The ecclesiastics Metropolitans Konstantinos, Geron of Nikaia and Amphilochios of Adrianopolis, Archons Offikion of the Holy Great Church of Christ, the Foreign Affairs Minister of Greece, Nikolaos Dendias, and his family, the Ambassador of Greece to Vietnam John Raptakis, Ambassador Eleni Vakalis, Deputy Head of the Embassy of Greece in Ankara, the Consul General of Greece in Istanbul, Georgia Sultanopoulou, the Consul General of Ukraine in Istanbul, Mr. Oleksandr Gaman, representatives of the Diaspora, teachers and students of the Zappeion and Zografeion School, members of the Ukrainian community of Istanbul, and many faithful from the city and abroad.

Present, among others, were the Vice President of the Jewish community of Istanbul, Mr. Moris Levi, a Representative of Religious and Minority Communities on the Board of Directors of the General Directorate of Vakoufia, based in Ankara.

Subsequently, His All-Holiness received at the Patriarchal Office the Minister of Foreign Affairs of Greece, Mr. N. Dendias, and his family, as well as the Mayor of the Metropolitan Municipality of the City, Mr. Ekrem Imamoglu, who came after the Divine Liturgy to express his warmest good wishes to the Ecumenical Patriarch and the Greek community on Christmas Day. There were also mayors and executives from various municipalities in the city.

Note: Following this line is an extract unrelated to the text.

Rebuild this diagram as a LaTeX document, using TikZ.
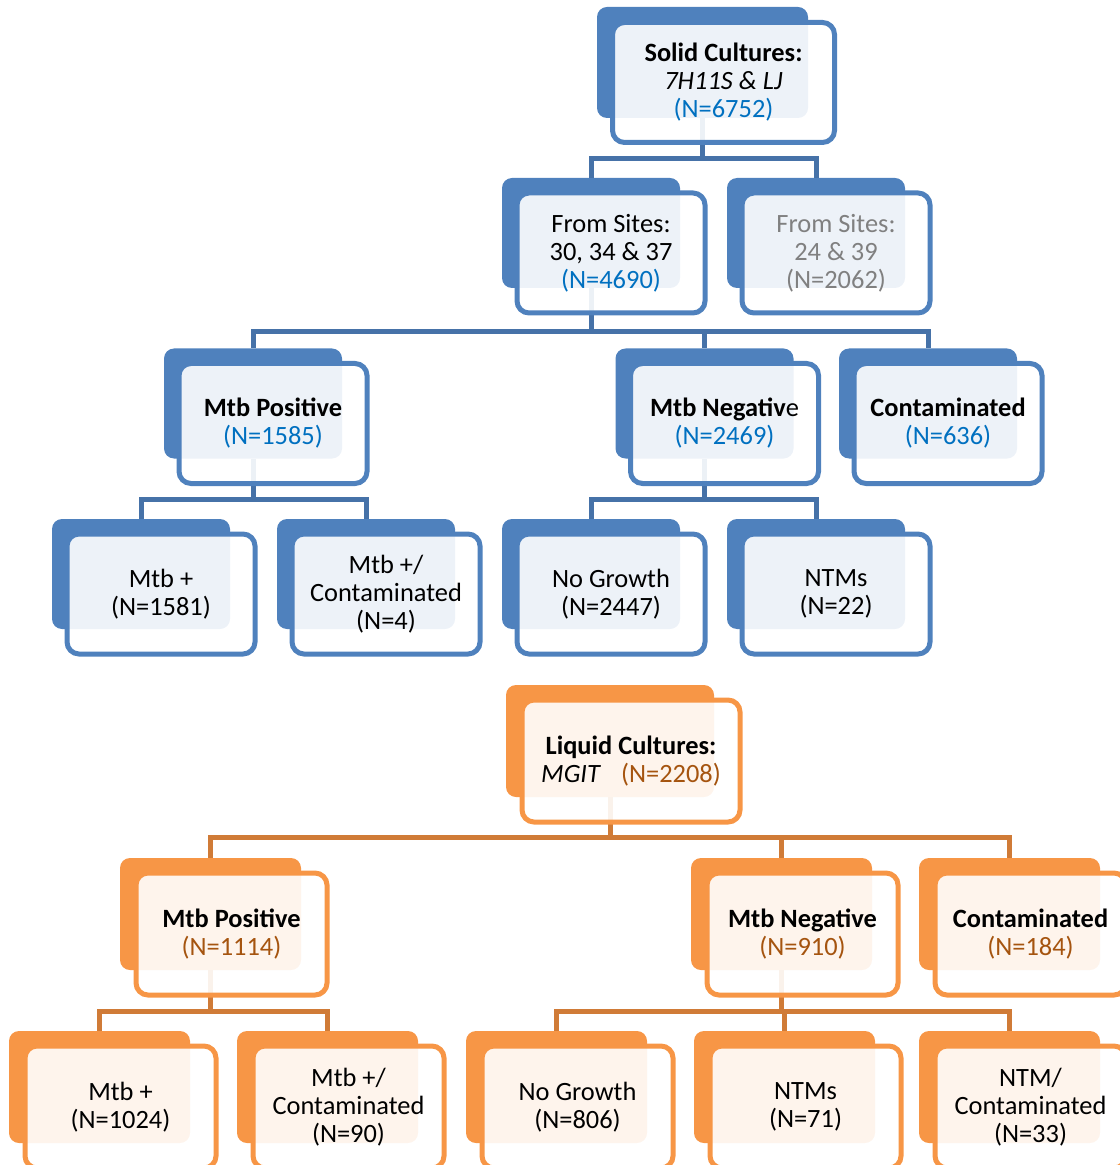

This was followed by a private meeting of the Ecumenical Patriarch and Minister Dendias. Present were the Hierarchs John, Geron of Pergamon and Amphilochios of Adrianoupolis, the Archon Didaskalos of the Nation Konstantinos Delikostantis, Associate Professor of the University of Athens, as well as the Ambassador Eleni Vakalis, Deputy Head of the Embassy of Greece in Ankara, and the Consul General of Greece in the City, Georgia Sultanopoulou.

In the afternoon, the new Armenian Patriarch in Turkey, Sahak Maşalyan, accompanied by his entourage, visited the Phanar to give the Ecumenical Patriarch Bartholomew good wishes for the Feast of the Nativity of Christ.